**EXERCISE BRIEF**
Without the pictures, output the lines of the material from the very first through the one that holds "xs = [i + 0.5".

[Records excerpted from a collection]
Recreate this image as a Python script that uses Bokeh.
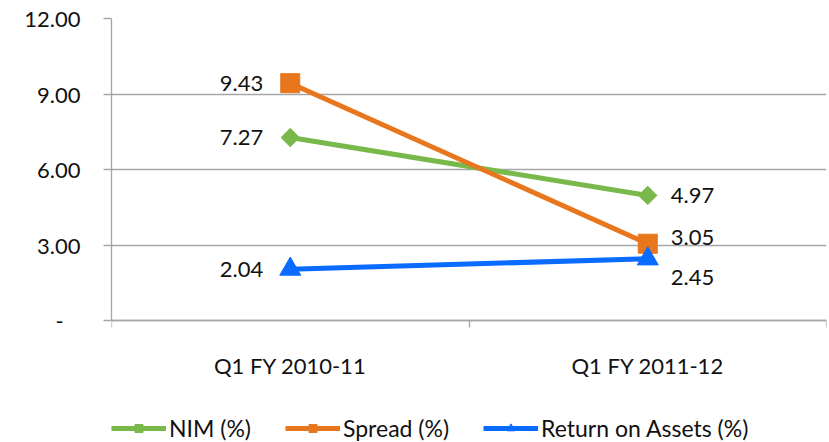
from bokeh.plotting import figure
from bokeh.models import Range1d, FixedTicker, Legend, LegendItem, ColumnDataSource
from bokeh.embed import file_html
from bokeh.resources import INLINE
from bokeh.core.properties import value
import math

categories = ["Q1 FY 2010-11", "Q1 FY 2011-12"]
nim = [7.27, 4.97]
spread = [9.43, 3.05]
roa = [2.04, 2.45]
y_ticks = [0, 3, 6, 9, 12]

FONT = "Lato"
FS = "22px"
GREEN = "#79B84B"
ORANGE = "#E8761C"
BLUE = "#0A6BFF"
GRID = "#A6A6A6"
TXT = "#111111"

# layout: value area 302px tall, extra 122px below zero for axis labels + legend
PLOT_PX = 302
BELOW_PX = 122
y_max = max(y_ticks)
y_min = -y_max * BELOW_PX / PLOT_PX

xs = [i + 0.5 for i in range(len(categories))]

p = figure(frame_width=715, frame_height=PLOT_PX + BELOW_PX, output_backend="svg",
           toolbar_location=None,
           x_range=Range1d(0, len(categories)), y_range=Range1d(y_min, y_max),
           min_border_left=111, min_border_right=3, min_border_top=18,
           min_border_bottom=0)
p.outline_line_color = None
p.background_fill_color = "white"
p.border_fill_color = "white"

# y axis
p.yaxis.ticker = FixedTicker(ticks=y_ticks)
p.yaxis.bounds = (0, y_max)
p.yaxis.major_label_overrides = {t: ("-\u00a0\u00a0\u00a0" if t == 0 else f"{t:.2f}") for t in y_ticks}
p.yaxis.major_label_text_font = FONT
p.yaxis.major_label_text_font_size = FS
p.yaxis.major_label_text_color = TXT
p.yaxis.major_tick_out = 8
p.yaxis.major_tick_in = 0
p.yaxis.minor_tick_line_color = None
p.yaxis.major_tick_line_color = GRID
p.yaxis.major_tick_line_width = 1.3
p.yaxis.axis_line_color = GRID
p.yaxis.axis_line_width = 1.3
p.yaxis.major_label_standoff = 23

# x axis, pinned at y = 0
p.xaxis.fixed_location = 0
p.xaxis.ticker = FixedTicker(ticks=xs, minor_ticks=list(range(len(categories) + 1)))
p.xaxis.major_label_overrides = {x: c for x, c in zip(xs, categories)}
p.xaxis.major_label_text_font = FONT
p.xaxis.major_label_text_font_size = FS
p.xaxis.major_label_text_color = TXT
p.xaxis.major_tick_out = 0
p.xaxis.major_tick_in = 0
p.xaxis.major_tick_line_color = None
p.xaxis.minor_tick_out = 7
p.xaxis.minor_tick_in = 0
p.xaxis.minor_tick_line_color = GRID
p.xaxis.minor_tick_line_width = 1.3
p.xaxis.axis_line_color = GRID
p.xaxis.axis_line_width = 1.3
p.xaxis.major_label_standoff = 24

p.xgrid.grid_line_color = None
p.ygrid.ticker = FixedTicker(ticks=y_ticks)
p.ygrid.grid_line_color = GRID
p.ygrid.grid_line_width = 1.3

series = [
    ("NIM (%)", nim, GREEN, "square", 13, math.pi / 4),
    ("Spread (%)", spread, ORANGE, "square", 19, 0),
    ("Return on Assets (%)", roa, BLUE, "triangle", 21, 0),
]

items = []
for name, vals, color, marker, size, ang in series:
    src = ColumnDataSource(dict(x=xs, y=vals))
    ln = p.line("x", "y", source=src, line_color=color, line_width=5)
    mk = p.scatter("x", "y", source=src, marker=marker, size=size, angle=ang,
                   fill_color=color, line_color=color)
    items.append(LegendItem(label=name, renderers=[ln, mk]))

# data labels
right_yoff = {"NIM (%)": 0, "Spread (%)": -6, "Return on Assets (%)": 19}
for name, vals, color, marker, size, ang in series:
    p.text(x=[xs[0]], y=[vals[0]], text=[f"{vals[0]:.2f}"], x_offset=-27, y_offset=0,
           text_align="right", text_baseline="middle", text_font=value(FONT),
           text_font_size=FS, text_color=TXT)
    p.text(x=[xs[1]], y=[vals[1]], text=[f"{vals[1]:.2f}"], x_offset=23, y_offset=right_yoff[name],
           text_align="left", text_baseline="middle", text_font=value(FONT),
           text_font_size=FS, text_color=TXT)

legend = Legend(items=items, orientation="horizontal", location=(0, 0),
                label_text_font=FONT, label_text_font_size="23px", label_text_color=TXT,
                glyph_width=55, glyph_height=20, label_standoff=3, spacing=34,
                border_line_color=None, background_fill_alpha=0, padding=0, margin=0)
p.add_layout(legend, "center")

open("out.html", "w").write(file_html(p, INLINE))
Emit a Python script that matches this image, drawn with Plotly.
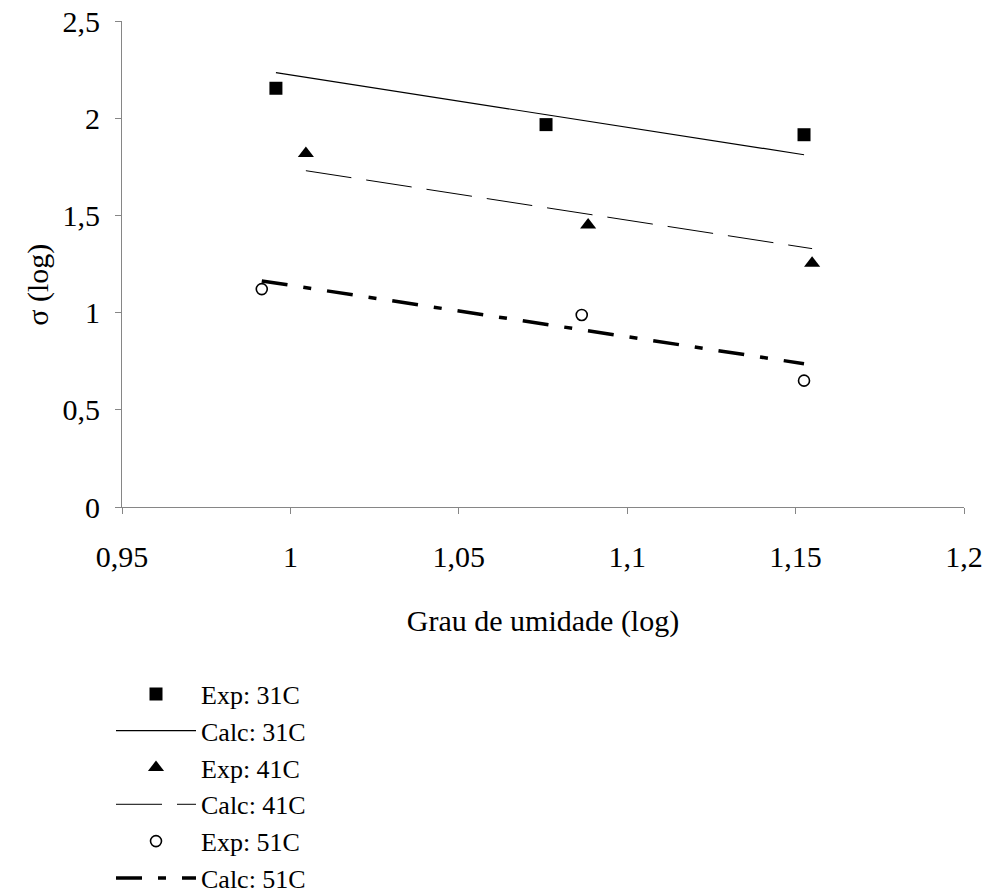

**CORRECT ANSWER**
Recreate this image as a Python script that uses Bokeh.
from bokeh.plotting import figure
from bokeh.models import Range1d, FixedTicker, Legend, LegendItem, ColumnDataSource
from bokeh.embed import file_html
from bokeh.resources import INLINE
from bokeh.core.properties import value
import math

categories = ["Q1 FY 2010-11", "Q1 FY 2011-12"]
nim = [7.27, 4.97]
spread = [9.43, 3.05]
roa = [2.04, 2.45]
y_ticks = [0, 3, 6, 9, 12]

FONT = "Lato"
FS = "22px"
GREEN = "#79B84B"
ORANGE = "#E8761C"
BLUE = "#0A6BFF"
GRID = "#A6A6A6"
TXT = "#111111"

# layout: value area 302px tall, extra 122px below zero for axis labels + legend
PLOT_PX = 302
BELOW_PX = 122
y_max = max(y_ticks)
y_min = -y_max * BELOW_PX / PLOT_PX

xs = [i + 0.5 for i in range(len(categories))]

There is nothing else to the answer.